FORFEITURE ADJUSTMENTS Clause Samples

The Forfeiture Adjustments clause outlines the conditions under which a party may lose certain rights, benefits, or assets due to non-compliance or breach of contract terms. In practice, this clause specifies the triggers for forfeiture—such as failure to meet performance milestones or violation of key obligations—and details how the value or amount forfeited will be calculated or adjusted. Its core function is to incentivize compliance and protect the non-breaching party by providing a clear mechanism for recourse if contractual duties are not fulfilled.
POPULAR SAMPLE Copied 1 times
FORFEITURE ADJUSTMENTS. Contribution amounts forfeited by death or turnover shall be reallocated at the end of each plan year (on or after June 1st) among the then remaining employee accounts. This redistribution shall occur in a manner similar to that used initially in determining the present value calculations. Those who will not share in the reallocation include those who forfeited their accounts in the same year, those who previously forfeited their accounts, or those who terminated employment in or before the year of the reallocated forfeiture. If an employee dies before eligibility for retirement, his or her contribution is included in the next year’s forfeiture adjustments. If an employee dies after eligibility for retirement, the account balance is distributed to his or her identified beneficiaries or estate.

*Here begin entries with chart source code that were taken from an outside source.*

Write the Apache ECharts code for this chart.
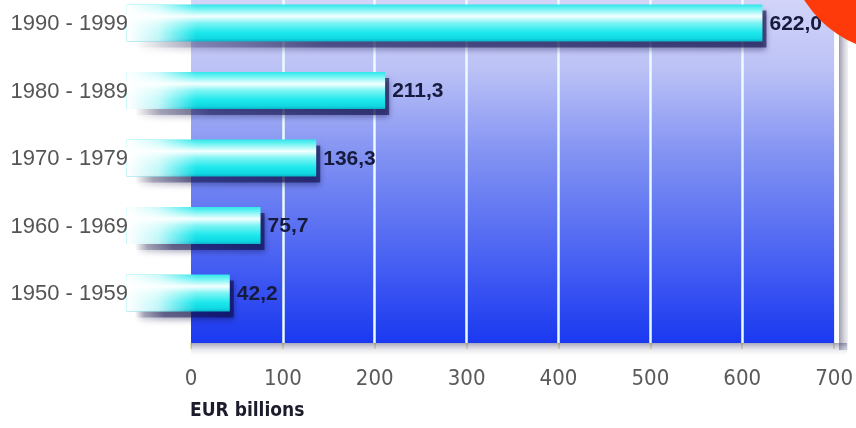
<!DOCTYPE html>
<html>
<head>
<meta charset="utf-8">
<script src="https://cdn.jsdelivr.net/npm/echarts@6/dist/echarts.min.js"></script>
<style>
html,body{margin:0;padding:0;background:#fff;}
#c{width:856px;height:428px;}
</style>
</head>
<body>
<div id="c"></div>
<script>
// ---- data ----
const categories = ['1990 - 1999', '1980 - 1989', '1970 - 1979', '1960 - 1969', '1950 - 1959'];
const values = [622.0, 211.3, 136.3, 75.7, 42.2];
const xTicks = [0, 100, 200, 300, 400, 500, 600, 700];
const gridLineValues = [100, 200, 300, 400, 500, 600];
const axisTitle = 'EUR billions';

const LEAD_START = -70; // where the glowing bar body begins (axis units)

const chart = echarts.init(document.getElementById('c'), null, {renderer: 'canvas'});

const barData = values.map((v, i) => [v, i]);
const fmt = v => v.toFixed(1).replace('.', ',');
const FONT = 'Liberation Sans, Arial, sans-serif';
const NARROW = 'DejaVu Sans Condensed, Liberation Sans, sans-serif';

function renderBar(params, api) {
  const v = api.value(0), i = api.value(1);
  const end = api.coord([v, i]);
  const zero = api.coord([0, i]);
  const start = api.coord([LEAD_START, i]);
  const fadeEnd = api.coord([6, i]);
  const band = api.size([0, 1])[1];
  const h = band * 0.55;
  const y = end[1] - h / 2;
  const vert = new echarts.graphic.LinearGradient(0, 0, 0, 1, [
    {offset: 0, color: '#2ee6ea'},
    {offset: 0.12, color: '#6ff3f3'},
    {offset: 0.32, color: '#f4ffff'},
    {offset: 0.5, color: '#7ff4f4'},
    {offset: 0.75, color: '#1ee8ec'},
    {offset: 0.92, color: '#10d8e2'},
    {offset: 1, color: '#0ab4c8'}
  ]);
  const horiz = new echarts.graphic.LinearGradient(0, 0, 1, 0, [
    {offset: 0, color: 'rgba(255,255,255,1)'},
    {offset: 0.45, color: 'rgba(255,255,255,0.75)'},
    {offset: 1, color: 'rgba(255,255,255,0)'}
  ]);
  const shadowFill = new echarts.graphic.LinearGradient(0, 0, 1, 0, [
    {offset: 0, color: 'rgba(90,90,110,0)'},
    {offset: 0.1, color: 'rgba(60,60,100,0.3)'},
    {offset: 0.3, color: 'rgba(20,20,80,0.5)'},
    {offset: 1, color: 'rgba(10,10,70,0.6)'}
  ]);
  return {
    type: 'group',
    children: [
      {type: 'rect', shape: {x: start[0] + 8, y: y + 6, width: end[0] - start[0] - 4, height: h},
       style: {fill: shadowFill, shadowBlur: 6, shadowOffsetY: 2, shadowColor: 'rgba(10,10,70,0.7)'}},
      {type: 'rect', shape: {x: start[0], y: y, width: end[0] - start[0], height: h},
       style: {fill: vert}},
      {type: 'rect', shape: {x: start[0], y: y, width: fadeEnd[0] - start[0], height: h},
       style: {fill: horiz}},
      {type: 'text', style: {text: categories[i], x: zero[0] - 63, y: end[1] + 1,
        verticalAlign: 'middle', align: 'right',
        fontFamily: FONT, fontSize: 22, fill: '#555555'}},
      {type: 'text', style: {text: fmt(v), x: end[0] + 7, y: end[1] + 1,
        verticalAlign: 'middle', align: 'left',
        fontFamily: FONT, fontWeight: 'bold', fontSize: 21, fill: '#161a3c'}}
    ]
  };
}

const option = {
  animation: false,
  backgroundColor: '#ffffff',
  grid: {left: 191, right: 17, top: 0, bottom: 85, show: true, borderWidth: 0,
     backgroundColor: new echarts.graphic.LinearGradient(0, 0, 0, 1, [
       {offset: 0, color: '#d2d4f8'},
       {offset: 0.2, color: '#bcc2f6'},
       {offset: 0.45, color: '#8292f2'},
       {offset: 0.75, color: '#4a62f2'},
       {offset: 1, color: '#1a38f0'}
     ])},
  xAxis: {type: 'value', min: xTicks[0], max: xTicks[xTicks.length - 1], interval: 100,
     axisLine: {show: false, onZero: false},
     axisTick: {show: true, length: 6, lineStyle: {color: '#e4e0b0', width: 2}},
     splitLine: {show: false},
     axisLabel: {color: '#5a5a5a', fontSize: 22, margin: 25, fontFamily: NARROW}},
  // positions of the category rows (0 = top row); not a visible axis
  yAxis: {type: 'value', inverse: true, min: -0.34, max: 4.74, show: false},
  series: [
    {type: 'line', data: [], silent: true,
     markLine: {silent: true, symbol: 'none', label: {show: false},
       lineStyle: {color: '#eafcff', width: 2.5, type: 'solid'},
       data: gridLineValues.map(v => ({xAxis: v}))}},
    {type: 'custom', data: barData, clip: false,
     encode: {x: 0, y: 1}, renderItem: renderBar, z: 5}
  ],
  graphic: [
    {type: 'rect', z: 1, silent: true, shape: {x: 839, y: 0, width: 9, height: 350},
     style: {fill: new echarts.graphic.LinearGradient(0, 0, 1, 0, [
       {offset: 0, color: '#9c9cae'}, {offset: 1, color: 'rgba(230,230,235,0.6)'}])}},
    {type: 'rect', z: 1, silent: true, shape: {x: 191, y: 343, width: 656, height: 14},
     style: {fill: new echarts.graphic.LinearGradient(0, 0, 0, 1, [
       {offset: 0, color: 'rgba(60,60,110,0.45)'}, {offset: 1, color: 'rgba(255,255,255,0)'}])}},
    {type: 'text', left: 190, top: 402, silent: true,
     style: {text: axisTitle, fill: '#1c1c2c', fontWeight: 'bold', fontSize: 19, fontFamily: NARROW}},
    {type: 'circle', z: 100, silent: true, shape: {cx: 900, cy: -60, r: 113},
     style: {fill: '#ff3a0a'}}
  ]
};
chart.setOption(option);
</script>
</body>
</html>
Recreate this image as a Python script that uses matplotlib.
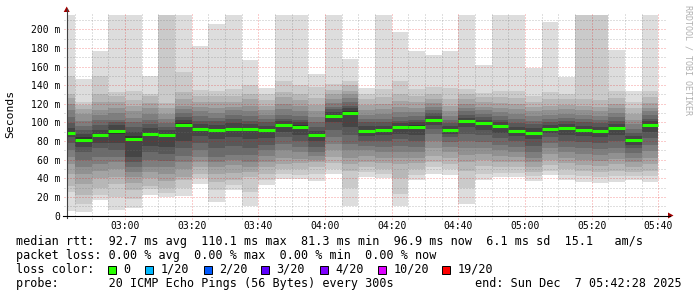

FORFEITURE ADJUSTMENTS. Purchaser hereby agrees that prior to, or at the time of, the initial business combination, in order to facilitate such initial business combination, Battery Future Sponsor, LLC (the “Sponsor”) may (i) surrender, forfeit or transfer some or all of its Founder Shares and/or any other securities of, or instruments issued by, the Company, including for no consideration, (ii) subject its Founder Shares to earn-outs, vesting, revesting, lock-up, registration rights or other restrictions, (iii) amend the terms under which its Founder Shares and/or any other securities of, or instruments issued by, the Company were issued, or any restrictions or encumbrances or other provisions relating to its Founder Shares and/or any other securities of, or instruments issued by, the Company set forth in the documents establishing the same (including voting in favor of any such amendment) or enter into any other arrangements with respect to the Founder Shares and/or any other securities of, or instruments issued by, the Company, or (iv) waive or amend any agreement or provision of any organizational document of the Company or agreement entered into with the Company (the “Adjustments”). Purchaser hereby agrees to be bound by any such Adjustments, which shall apply pro rata to all holders of Founder Shares, except with respect to (x) up to an aggregate total of 625,000 Founder Shares held, directly or indirectly (including through the Sponsor), by independent directors of the Company and (y) up to an aggregate total of 550,000 Founder Shares held, directly or indirectly (including through the Sponsor), by directors or board advisors of the Company designated by Pala Investments Limited, a Jersey limited liability company (“Pala”), or by Pala or otherwise designated by Pala. Furthermore, any amount that is required by the Company’s governing documents to be added to the Company’s trust account in connection with the exercise of an extension of the term of the Company, as approved by the Company’s board in accordance with its governing documents, shall be funded by the Sponsor, Pala, Purchaser and other holders of Founder Shares in proportion to the amount of capital funded by such holder (or the original transferor of Founder Shares held by such holder).